Karl Toussaint du Wast – Netinvestissement : « Le blocage des virements SWIFT vient asphyxier l’économie russe »
Karl Toussaint du Wast

Karl Toussaint du Wast : Le SWIFT est le code d’authentification d’une banque. Ce système permet d’encoder des transactions et donc de les suivre et de les sécuriser. Le SWIFT est utilisé par plus de 200 banques dans le monde. Il est aujourd’hui considéré comme le mode de virement bancaire le plus populaire dans les transactions, notamment internationales. A ce titre, il joue évidemment un rôle majeur et pour le moment stratégique dans le système financier actuel.

C.F. : Quels sont les organismes financiers concernés par le blocage de SWIFT ? Sous quelles conditions et/ou exemptions ?

K.T.W. : Pour le moment, les sanctions visent à pénaliser directement l’économie et le système financier russe, en interdisant l’utilisation des virements SWIFT pour les transactions en provenance et à destination de la Russie. La coalition a décidé de « couper le robinet » des flux financiers en identifiant les virements encodés RU et en les interdisant.

Ce sont les banques russes qui sont exclues de SWIFT. Cela signifie que tout virement émis (entrant ou sortant) par une banque russe sera automatiquement rejeté par les banques de la coalition : Etats-Unis, Europe, Angleterre, Canada pour le moment. Pour le moment, seul le secteur de l’énergie (gaz et pétrole) est exonéré de cette sanction pour des raisons évidentes.

C.F. : Quelles seront les conséquences de ce black-out financier sur les exportations russes ? Cette décision risque-t-elle d’attiser l’inflation en Europe ?

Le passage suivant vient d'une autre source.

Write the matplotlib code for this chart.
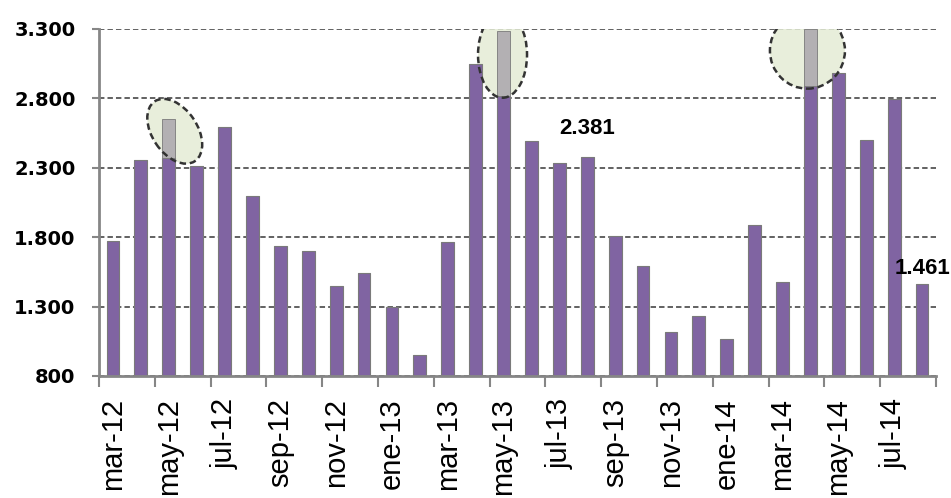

K.T.W. : Il y a plusieurs niveaux de lecture à ces sanctions. A court terme, cela risque d’avoir un impact sur le coup des matières premières notamment et énergétiques en particulier (gaz et pétrole) mais le pragmatisme de l’économie de marché mondiale s’adapte vite. Les solutions alternatives pour offrir les ressources nécessaires ont déjà été apportées par des pays concurrents sur le marché, tels que l’Algérie, en mesure de pouvoir fournir en pétrole et en gaz.

Par ailleurs, si ces décisions de sanctionner par la voie financière envoient un message « fort » aux populations occidentales, il faut avoir conscience que les grands organismes et institutions utiliseront des solutions alternatives pour continuer à commercer : solutions telles que des banques hors zone russe, ou encore la blockchain et les cryptomonnaies, dont nous voyons évidemment le cours exploser à la hausse depuis quelques jours.

C.F. : Comment le blocage de SWIFT affecte-t-il aujourd’hui la banque centrale russe ?

K.T.W. : Le blocage des virements SWIFT vient directement et immédiatement asphyxier l’économie russe en la privant des flux financiers. La Russie est un grand pays exportateur ; or, les priver la possibilité de recourir à des virements SWIFT complexifie et ralentit fortement l’économie du pays.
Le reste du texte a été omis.